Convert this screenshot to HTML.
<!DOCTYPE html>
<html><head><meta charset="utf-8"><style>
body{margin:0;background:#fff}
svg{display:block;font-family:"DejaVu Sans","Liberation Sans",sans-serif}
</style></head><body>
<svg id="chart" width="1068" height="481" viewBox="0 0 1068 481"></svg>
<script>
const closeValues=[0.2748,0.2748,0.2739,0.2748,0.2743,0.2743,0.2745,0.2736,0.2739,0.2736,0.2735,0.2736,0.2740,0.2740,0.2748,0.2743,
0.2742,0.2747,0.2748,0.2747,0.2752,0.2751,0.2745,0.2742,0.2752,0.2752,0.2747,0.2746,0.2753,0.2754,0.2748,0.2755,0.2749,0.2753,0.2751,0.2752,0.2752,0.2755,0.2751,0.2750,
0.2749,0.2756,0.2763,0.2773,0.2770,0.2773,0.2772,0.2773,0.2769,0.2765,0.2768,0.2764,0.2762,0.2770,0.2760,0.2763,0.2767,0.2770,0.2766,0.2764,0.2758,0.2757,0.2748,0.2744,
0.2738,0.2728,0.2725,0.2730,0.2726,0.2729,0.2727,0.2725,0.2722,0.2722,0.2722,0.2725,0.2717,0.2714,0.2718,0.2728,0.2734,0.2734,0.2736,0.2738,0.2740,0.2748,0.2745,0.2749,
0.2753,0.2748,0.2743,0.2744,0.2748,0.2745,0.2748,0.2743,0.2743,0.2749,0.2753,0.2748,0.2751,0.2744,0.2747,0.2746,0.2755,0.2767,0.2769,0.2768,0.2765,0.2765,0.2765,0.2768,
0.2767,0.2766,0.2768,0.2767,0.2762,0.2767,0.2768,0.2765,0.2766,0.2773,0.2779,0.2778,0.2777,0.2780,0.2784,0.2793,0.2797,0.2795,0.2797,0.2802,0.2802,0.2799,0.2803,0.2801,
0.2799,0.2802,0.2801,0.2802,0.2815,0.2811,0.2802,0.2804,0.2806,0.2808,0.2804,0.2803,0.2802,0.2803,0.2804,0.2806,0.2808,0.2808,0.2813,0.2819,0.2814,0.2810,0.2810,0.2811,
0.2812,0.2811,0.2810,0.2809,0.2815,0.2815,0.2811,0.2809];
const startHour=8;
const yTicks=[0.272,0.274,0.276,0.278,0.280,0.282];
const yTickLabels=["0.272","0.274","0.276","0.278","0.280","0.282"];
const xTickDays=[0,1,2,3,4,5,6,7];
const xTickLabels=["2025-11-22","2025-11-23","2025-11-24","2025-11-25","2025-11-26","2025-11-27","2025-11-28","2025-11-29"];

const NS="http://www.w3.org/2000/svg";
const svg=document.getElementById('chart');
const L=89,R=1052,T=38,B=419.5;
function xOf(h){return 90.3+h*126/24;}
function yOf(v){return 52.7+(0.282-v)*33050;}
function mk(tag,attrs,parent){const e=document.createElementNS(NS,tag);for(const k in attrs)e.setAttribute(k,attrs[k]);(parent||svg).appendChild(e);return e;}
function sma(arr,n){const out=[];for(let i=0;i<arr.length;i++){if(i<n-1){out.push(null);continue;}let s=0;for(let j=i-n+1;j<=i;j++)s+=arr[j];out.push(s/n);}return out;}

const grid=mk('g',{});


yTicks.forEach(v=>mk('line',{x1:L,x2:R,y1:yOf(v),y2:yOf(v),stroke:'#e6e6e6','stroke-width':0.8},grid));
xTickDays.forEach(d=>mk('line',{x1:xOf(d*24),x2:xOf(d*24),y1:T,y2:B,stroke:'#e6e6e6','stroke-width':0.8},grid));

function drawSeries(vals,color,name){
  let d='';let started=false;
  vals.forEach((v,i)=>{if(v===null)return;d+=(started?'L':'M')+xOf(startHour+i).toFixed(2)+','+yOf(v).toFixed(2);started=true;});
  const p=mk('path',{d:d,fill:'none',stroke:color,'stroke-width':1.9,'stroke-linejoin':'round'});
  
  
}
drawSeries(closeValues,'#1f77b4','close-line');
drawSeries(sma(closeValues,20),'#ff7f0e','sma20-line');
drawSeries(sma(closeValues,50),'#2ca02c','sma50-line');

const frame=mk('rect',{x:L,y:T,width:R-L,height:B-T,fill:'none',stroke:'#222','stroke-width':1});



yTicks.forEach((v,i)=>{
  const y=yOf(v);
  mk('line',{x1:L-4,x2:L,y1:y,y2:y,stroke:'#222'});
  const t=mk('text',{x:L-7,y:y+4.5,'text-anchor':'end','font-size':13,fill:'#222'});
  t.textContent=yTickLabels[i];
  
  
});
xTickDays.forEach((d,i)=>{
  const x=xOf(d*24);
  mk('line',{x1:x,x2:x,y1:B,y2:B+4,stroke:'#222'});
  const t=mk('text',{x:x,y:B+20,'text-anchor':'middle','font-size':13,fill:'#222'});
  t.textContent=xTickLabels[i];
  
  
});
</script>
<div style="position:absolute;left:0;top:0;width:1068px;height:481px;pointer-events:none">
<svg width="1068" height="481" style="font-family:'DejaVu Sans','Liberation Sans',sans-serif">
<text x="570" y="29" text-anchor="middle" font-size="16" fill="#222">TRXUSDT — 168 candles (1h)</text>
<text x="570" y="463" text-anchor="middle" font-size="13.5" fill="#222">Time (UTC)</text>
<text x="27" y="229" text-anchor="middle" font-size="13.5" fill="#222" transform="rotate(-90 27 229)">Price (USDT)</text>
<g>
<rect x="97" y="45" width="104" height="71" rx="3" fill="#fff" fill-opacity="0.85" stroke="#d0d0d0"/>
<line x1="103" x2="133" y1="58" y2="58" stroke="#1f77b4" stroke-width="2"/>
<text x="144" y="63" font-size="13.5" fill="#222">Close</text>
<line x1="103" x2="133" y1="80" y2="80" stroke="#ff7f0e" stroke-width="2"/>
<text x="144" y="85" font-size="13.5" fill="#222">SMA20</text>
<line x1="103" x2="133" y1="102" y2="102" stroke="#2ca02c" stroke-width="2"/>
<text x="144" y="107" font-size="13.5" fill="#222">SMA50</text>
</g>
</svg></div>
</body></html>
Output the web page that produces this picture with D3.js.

* _Your goal_
Extract, word for word, each line of the listing above.

* _Response_
Convert this screenshot to HTML.
<!DOCTYPE html>
<html><head><meta charset="utf-8"><style>
body{margin:0;background:#fff}
svg{display:block;font-family:"DejaVu Sans","Liberation Sans",sans-serif}
</style></head><body>
<svg id="chart" width="1068" height="481" viewBox="0 0 1068 481"></svg>
<script>
const closeValues=[0.2748,0.2748,0.2739,0.2748,0.2743,0.2743,0.2745,0.2736,0.2739,0.2736,0.2735,0.2736,0.2740,0.2740,0.2748,0.2743,
0.2742,0.2747,0.2748,0.2747,0.2752,0.2751,0.2745,0.2742,0.2752,0.2752,0.2747,0.2746,0.2753,0.2754,0.2748,0.2755,0.2749,0.2753,0.2751,0.2752,0.2752,0.2755,0.2751,0.2750,
0.2749,0.2756,0.2763,0.2773,0.2770,0.2773,0.2772,0.2773,0.2769,0.2765,0.2768,0.2764,0.2762,0.2770,0.2760,0.2763,0.2767,0.2770,0.2766,0.2764,0.2758,0.2757,0.2748,0.2744,
0.2738,0.2728,0.2725,0.2730,0.2726,0.2729,0.2727,0.2725,0.2722,0.2722,0.2722,0.2725,0.2717,0.2714,0.2718,0.2728,0.2734,0.2734,0.2736,0.2738,0.2740,0.2748,0.2745,0.2749,
0.2753,0.2748,0.2743,0.2744,0.2748,0.2745,0.2748,0.2743,0.2743,0.2749,0.2753,0.2748,0.2751,0.2744,0.2747,0.2746,0.2755,0.2767,0.2769,0.2768,0.2765,0.2765,0.2765,0.2768,
0.2767,0.2766,0.2768,0.2767,0.2762,0.2767,0.2768,0.2765,0.2766,0.2773,0.2779,0.2778,0.2777,0.2780,0.2784,0.2793,0.2797,0.2795,0.2797,0.2802,0.2802,0.2799,0.2803,0.2801,
0.2799,0.2802,0.2801,0.2802,0.2815,0.2811,0.2802,0.2804,0.2806,0.2808,0.2804,0.2803,0.2802,0.2803,0.2804,0.2806,0.2808,0.2808,0.2813,0.2819,0.2814,0.2810,0.2810,0.2811,
0.2812,0.2811,0.2810,0.2809,0.2815,0.2815,0.2811,0.2809];
const startHour=8;
const yTicks=[0.272,0.274,0.276,0.278,0.280,0.282];
const yTickLabels=["0.272","0.274","0.276","0.278","0.280","0.282"];
const xTickDays=[0,1,2,3,4,5,6,7];
const xTickLabels=["2025-11-22","2025-11-23","2025-11-24","2025-11-25","2025-11-26","2025-11-27","2025-11-28","2025-11-29"];

const NS="http://www.w3.org/2000/svg";
const svg=document.getElementById('chart');
const L=89,R=1052,T=38,B=419.5;
function xOf(h){return 90.3+h*126/24;}
function yOf(v){return 52.7+(0.282-v)*33050;}
function mk(tag,attrs,parent){const e=document.createElementNS(NS,tag);for(const k in attrs)e.setAttribute(k,attrs[k]);(parent||svg).appendChild(e);return e;}
function sma(arr,n){const out=[];for(let i=0;i<arr.length;i++){if(i<n-1){out.push(null);continue;}let s=0;for(let j=i-n+1;j<=i;j++)s+=arr[j];out.push(s/n);}return out;}

const grid=mk('g',{});


yTicks.forEach(v=>mk('line',{x1:L,x2:R,y1:yOf(v),y2:yOf(v),stroke:'#e6e6e6','stroke-width':0.8},grid));
xTickDays.forEach(d=>mk('line',{x1:xOf(d*24),x2:xOf(d*24),y1:T,y2:B,stroke:'#e6e6e6','stroke-width':0.8},grid));

function drawSeries(vals,color,name){
  let d='';let started=false;
  vals.forEach((v,i)=>{if(v===null)return;d+=(started?'L':'M')+xOf(startHour+i).toFixed(2)+','+yOf(v).toFixed(2);started=true;});
  const p=mk('path',{d:d,fill:'none',stroke:color,'stroke-width':1.9,'stroke-linejoin':'round'});
  
  
}
drawSeries(closeValues,'#1f77b4','close-line');
drawSeries(sma(closeValues,20),'#ff7f0e','sma20-line');
drawSeries(sma(closeValues,50),'#2ca02c','sma50-line');

const frame=mk('rect',{x:L,y:T,width:R-L,height:B-T,fill:'none',stroke:'#222','stroke-width':1});



yTicks.forEach((v,i)=>{
  const y=yOf(v);
  mk('line',{x1:L-4,x2:L,y1:y,y2:y,stroke:'#222'});
  const t=mk('text',{x:L-7,y:y+4.5,'text-anchor':'end','font-size':13,fill:'#222'});
  t.textContent=yTickLabels[i];
  
  
});
xTickDays.forEach((d,i)=>{
  const x=xOf(d*24);
  mk('line',{x1:x,x2:x,y1:B,y2:B+4,stroke:'#222'});
  const t=mk('text',{x:x,y:B+20,'text-anchor':'middle','font-size':13,fill:'#222'});
  t.textContent=xTickLabels[i];
  
  
});
</script>
<div style="position:absolute;left:0;top:0;width:1068px;height:481px;pointer-events:none">
<svg width="1068" height="481" style="font-family:'DejaVu Sans','Liberation Sans',sans-serif">
<text x="570" y="29" text-anchor="middle" font-size="16" fill="#222">TRXUSDT — 168 candles (1h)</text>
<text x="570" y="463" text-anchor="middle" font-size="13.5" fill="#222">Time (UTC)</text>
<text x="27" y="229" text-anchor="middle" font-size="13.5" fill="#222" transform="rotate(-90 27 229)">Price (USDT)</text>
<g>
<rect x="97" y="45" width="104" height="71" rx="3" fill="#fff" fill-opacity="0.85" stroke="#d0d0d0"/>
<line x1="103" x2="133" y1="58" y2="58" stroke="#1f77b4" stroke-width="2"/>
<text x="144" y="63" font-size="13.5" fill="#222">Close</text>
<line x1="103" x2="133" y1="80" y2="80" stroke="#ff7f0e" stroke-width="2"/>
<text x="144" y="85" font-size="13.5" fill="#222">SMA20</text>
<line x1="103" x2="133" y1="102" y2="102" stroke="#2ca02c" stroke-width="2"/>
<text x="144" y="107" font-size="13.5" fill="#222">SMA50</text>
</g>
</svg></div>
</body></html>
Output the web page that produces this picture with D3.js.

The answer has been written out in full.